__YOUR TASK__
Output the data word for word, dropping every image.

__RAW DATA__
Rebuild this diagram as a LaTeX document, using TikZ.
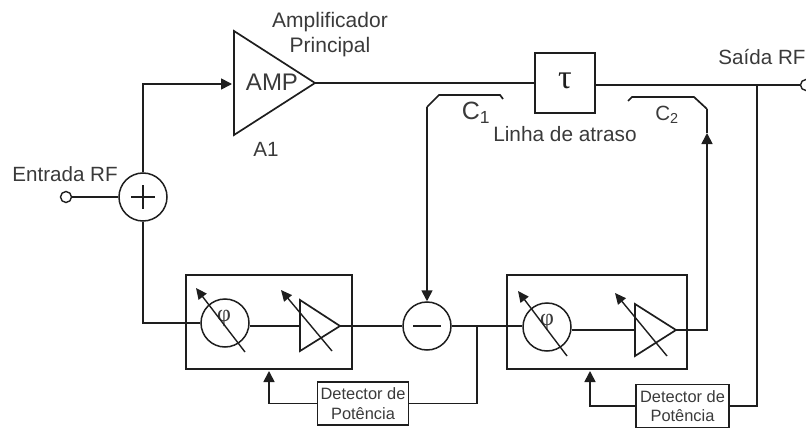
\documentclass[tikz,border=0pt]{standalone}
\usepackage{fontspec}
\setmainfont{Liberation Sans}
\newfontfamily\greekfont{Liberation Serif}
\usepackage{tikz}
\usetikzlibrary{arrows.meta,positioning,calc}
\definecolor{inkdark}{HTML}{1E1E1E}
\definecolor{textdark}{HTML}{3A3A3A}
\newcommand{\fsz}[1]{\fontsize{#1}{#1}\selectfont}

\tikzset{
    wire/.style={line width=1.7pt, draw=inkdark, line join=miter},
    sig/.style={wire, -{Triangle[length=11pt,width=11pt]}},
    tune/.style={line width=1.4pt, draw=inkdark, -{Triangle[length=11pt,width=10pt]}},
    mixer/.style={circle, draw=inkdark, line width=1.5pt, minimum size=48pt, inner sep=0pt},
    port/.style={circle, draw=inkdark, line width=1.4pt, minimum size=11pt, inner sep=0pt},
    lbl/.style={text=textdark, inner sep=0pt, align=center, font=\fsz{20.6}},
    detbox/.style={rectangle, draw=inkdark, line width=1.5pt, minimum width=91pt, minimum height=43pt,
        inner sep=0pt, align=center, text=textdark, font=\fsz{16.4}},
    ctrlbox/.style={rectangle, draw=inkdark, line width=1.7pt, minimum height=94pt, inner sep=0pt}
}

\begin{document}
\begin{tikzpicture}[x=1pt,y=-1pt]
    \useasboundingbox (0,0) rectangle (806,428);

    % entrada e amplificador principal
    \node[port] (inport) at (66,197) {};
    \node[mixer] (sum) at (143,197) {};
    \draw[wire] (131,197) -- (155,197) (143,185) -- (143,209);
    \node[lbl] (inlabel) at (65,174) {Entrada RF};
    \coordinate (ampa) at (234,31);
    \coordinate (ampb) at (234,135);
    \coordinate (ampout) at (315,83);
    \coordinate (ampin) at (232,84);
    \draw[wire] (ampa) -- (ampb) -- (ampout) -- cycle;
    \node[lbl, font=\fsz{24}] (amptext) at (272,82) {AMP};
    \node[lbl, font=\fsz{21}] (amplabel) at (330,35) {Amplificador\\[4pt]Principal};
    \node[lbl] (aone) at (266,149) {A1};
    \draw[wire] (inport) -- (sum);
    \draw[sig] (sum.north) |- (ampin);

    % linha de atraso
    \node[rectangle, draw=inkdark, line width=1.7pt, minimum size=60pt, inner sep=0pt] (delay) at (565,83) {};
    \node[inner sep=0pt, text=inkdark, font=\greekfont\fsz{34}] (tau) at (565,81) {τ};
    \node[lbl, font=\fsz{20.8}] (delaylabel) at (565,134) {Linha de atraso};
    \node[port] (outport) at (806,85) {};
    \node[lbl] (outlabel) at (762,57) {Saída RF};
    \coordinate (tapout) at (757,85);
    \draw[wire] (ampout) -- (ampout -| delay.west);
    \draw[wire] (delay.east |- outport) -- (outport);

    % acopladores
    \coordinate (cone) at (427,107);
    \coordinate (ctwo) at (707,109);
    \draw[wire] (503,99) -- (500,95) -- (439,95) -- (cone);
    \draw[wire] (628,101) -- (632,97) -- (694,97) -- (ctwo);
    \node[lbl, font=\fsz{25}] (clone) at (476,113) {C\textsubscript{1}};
    \node[lbl] (cltwo) at (667,115) {C\textsubscript{2}};

    % subtrator
    \node[mixer] (diff) at (427,326) {};
    \draw[wire] (413,326) -- (441,326);
    \draw[sig] (cone) -- (diff.north);

    % ramo esquerdo
    \node[ctrlbox, minimum width=166pt] (boxa) at (269,322) {};
    \node[mixer] (phia) at (225,323) {};
    \node[inner sep=0pt, text=textdark, font=\greekfont\fsz{24}] (phiatext) at (224,318) {φ};
    \coordinate (gaina) at (300,300);
    \coordinate (gainb) at (300,351);
    \coordinate (gainout) at (340,326);
    \coordinate (gainin) at (300,326);
    \draw[wire] (gaina) -- (gainb) -- (gainout) -- cycle;
    \draw[tune] (245,352) -- (196,288);
    \draw[tune] (332,351) -- (281,290);
    \draw[wire] (sum.south) |- (phia.west);
    \draw[wire] (phia.east |- gainin) -- (gainin);
    \draw[wire] (gainout) -- (diff.west);

    % ramo direito
    \node[ctrlbox, minimum width=180pt] (boxb) at (597,322) {};
    \node[mixer] (phib) at (547,327) {};
    \node[inner sep=0pt, text=textdark, font=\greekfont\fsz{24}] (phibtext) at (547,322) {φ};
    \coordinate (gainc) at (635,304);
    \coordinate (gaind) at (635,356);
    \coordinate (gainoutb) at (676,330);
    \coordinate (gaininb) at (635,330);
    \draw[wire] (gainc) -- (gaind) -- (gainoutb) -- cycle;
    \draw[tune] (567,356) -- (518,291);
    \draw[tune] (667,356) -- (615,293);
    \draw[wire] (diff.east) -- (phib.west |- diff);
    \draw[wire] (phib.east |- gaininb) -- (gaininb);
    \coordinate (uptip) at (707,133);
    \draw[sig] (gainoutb) -| (uptip);
    \draw[wire] (uptip) -- (ctwo);

    % detectores de potencia
    \node[detbox] (deta) at (363,403.5) {Detector de\\[3pt]Potência};
    \node[detbox, minimum width=93pt] (detb) at (682.5,406) {Detector de\\[3pt]Potência};
    \coordinate (tapin) at (477,326);
    \draw[wire] (tapin) |- (deta.east);
    \draw[sig] (deta.west) -| (269,371);
    \draw[wire] (tapout) |- (detb.east);
    \draw[sig] (detb.west) -| (590,371);
\end{tikzpicture}
\end{document}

__SOLUTION TO THE EXERCISE__
Rebuild this diagram as a LaTeX document, using TikZ.
\documentclass[tikz,border=0pt]{standalone}
\usepackage{fontspec}
\setmainfont{Liberation Sans}
\newfontfamily\greekfont{Liberation Serif}
\usepackage{tikz}
\usetikzlibrary{arrows.meta,positioning,calc}
\definecolor{inkdark}{HTML}{1E1E1E}
\definecolor{textdark}{HTML}{3A3A3A}
\newcommand{\fsz}[1]{\fontsize{#1}{#1}\selectfont}

\tikzset{
    wire/.style={line width=1.7pt, draw=inkdark, line join=miter},
    sig/.style={wire, -{Triangle[length=11pt,width=11pt]}},
    tune/.style={line width=1.4pt, draw=inkdark, -{Triangle[length=11pt,width=10pt]}},
    mixer/.style={circle, draw=inkdark, line width=1.5pt, minimum size=48pt, inner sep=0pt},
    port/.style={circle, draw=inkdark, line width=1.4pt, minimum size=11pt, inner sep=0pt},
    lbl/.style={text=textdark, inner sep=0pt, align=center, font=\fsz{20.6}},
    detbox/.style={rectangle, draw=inkdark, line width=1.5pt, minimum width=91pt, minimum height=43pt,
        inner sep=0pt, align=center, text=textdark, font=\fsz{16.4}},
    ctrlbox/.style={rectangle, draw=inkdark, line width=1.7pt, minimum height=94pt, inner sep=0pt}
}

\begin{document}
\begin{tikzpicture}[x=1pt,y=-1pt]
    \useasboundingbox (0,0) rectangle (806,428);

    % entrada e amplificador principal
    \node[port] (inport) at (66,197) {};
    \node[mixer] (sum) at (143,197) {};
    \draw[wire] (131,197) -- (155,197) (143,185) -- (143,209);
    \node[lbl] (inlabel) at (65,174) {Entrada RF};
    \coordinate (ampa) at (234,31);
    \coordinate (ampb) at (234,135);
    \coordinate (ampout) at (315,83);
    \coordinate (ampin) at (232,84);
    \draw[wire] (ampa) -- (ampb) -- (ampout) -- cycle;
    \node[lbl, font=\fsz{24}] (amptext) at (272,82) {AMP};
    \node[lbl, font=\fsz{21}] (amplabel) at (330,35) {Amplificador\\[4pt]Principal};
    \node[lbl] (aone) at (266,149) {A1};
    \draw[wire] (inport) -- (sum);
    \draw[sig] (sum.north) |- (ampin);

    % linha de atraso
    \node[rectangle, draw=inkdark, line width=1.7pt, minimum size=60pt, inner sep=0pt] (delay) at (565,83) {};
    \node[inner sep=0pt, text=inkdark, font=\greekfont\fsz{34}] (tau) at (565,81) {τ};
    \node[lbl, font=\fsz{20.8}] (delaylabel) at (565,134) {Linha de atraso};
    \node[port] (outport) at (806,85) {};
    \node[lbl] (outlabel) at (762,57) {Saída RF};
    \coordinate (tapout) at (757,85);
    \draw[wire] (ampout) -- (ampout -| delay.west);
    \draw[wire] (delay.east |- outport) -- (outport);

    % acopladores
    \coordinate (cone) at (427,107);
    \coordinate (ctwo) at (707,109);
    \draw[wire] (503,99) -- (500,95) -- (439,95) -- (cone);
    \draw[wire] (628,101) -- (632,97) -- (694,97) -- (ctwo);
    \node[lbl, font=\fsz{25}] (clone) at (476,113) {C\textsubscript{1}};
    \node[lbl] (cltwo) at (667,115) {C\textsubscript{2}};

    % subtrator
    \node[mixer] (diff) at (427,326) {};
    \draw[wire] (413,326) -- (441,326);
    \draw[sig] (cone) -- (diff.north);

    % ramo esquerdo
    \node[ctrlbox, minimum width=166pt] (boxa) at (269,322) {};
    \node[mixer] (phia) at (225,323) {};
    \node[inner sep=0pt, text=textdark, font=\greekfont\fsz{24}] (phiatext) at (224,318) {φ};
    \coordinate (gaina) at (300,300);
    \coordinate (gainb) at (300,351);
    \coordinate (gainout) at (340,326);
    \coordinate (gainin) at (300,326);
    \draw[wire] (gaina) -- (gainb) -- (gainout) -- cycle;
    \draw[tune] (245,352) -- (196,288);
    \draw[tune] (332,351) -- (281,290);
    \draw[wire] (sum.south) |- (phia.west);
    \draw[wire] (phia.east |- gainin) -- (gainin);
    \draw[wire] (gainout) -- (diff.west);

    % ramo direito
    \node[ctrlbox, minimum width=180pt] (boxb) at (597,322) {};
    \node[mixer] (phib) at (547,327) {};
    \node[inner sep=0pt, text=textdark, font=\greekfont\fsz{24}] (phibtext) at (547,322) {φ};
    \coordinate (gainc) at (635,304);
    \coordinate (gaind) at (635,356);
    \coordinate (gainoutb) at (676,330);
    \coordinate (gaininb) at (635,330);
    \draw[wire] (gainc) -- (gaind) -- (gainoutb) -- cycle;
    \draw[tune] (567,356) -- (518,291);
    \draw[tune] (667,356) -- (615,293);
    \draw[wire] (diff.east) -- (phib.west |- diff);
    \draw[wire] (phib.east |- gaininb) -- (gaininb);
    \coordinate (uptip) at (707,133);
    \draw[sig] (gainoutb) -| (uptip);
    \draw[wire] (uptip) -- (ctwo);

    % detectores de potencia
    \node[detbox] (deta) at (363,403.5) {Detector de\\[3pt]Potência};
    \node[detbox, minimum width=93pt] (detb) at (682.5,406) {Detector de\\[3pt]Potência};
    \coordinate (tapin) at (477,326);
    \draw[wire] (tapin) |- (deta.east);
    \draw[sig] (deta.west) -| (269,371);
    \draw[wire] (tapout) |- (detb.east);
    \draw[sig] (detb.west) -| (590,371);
\end{tikzpicture}
\end{document}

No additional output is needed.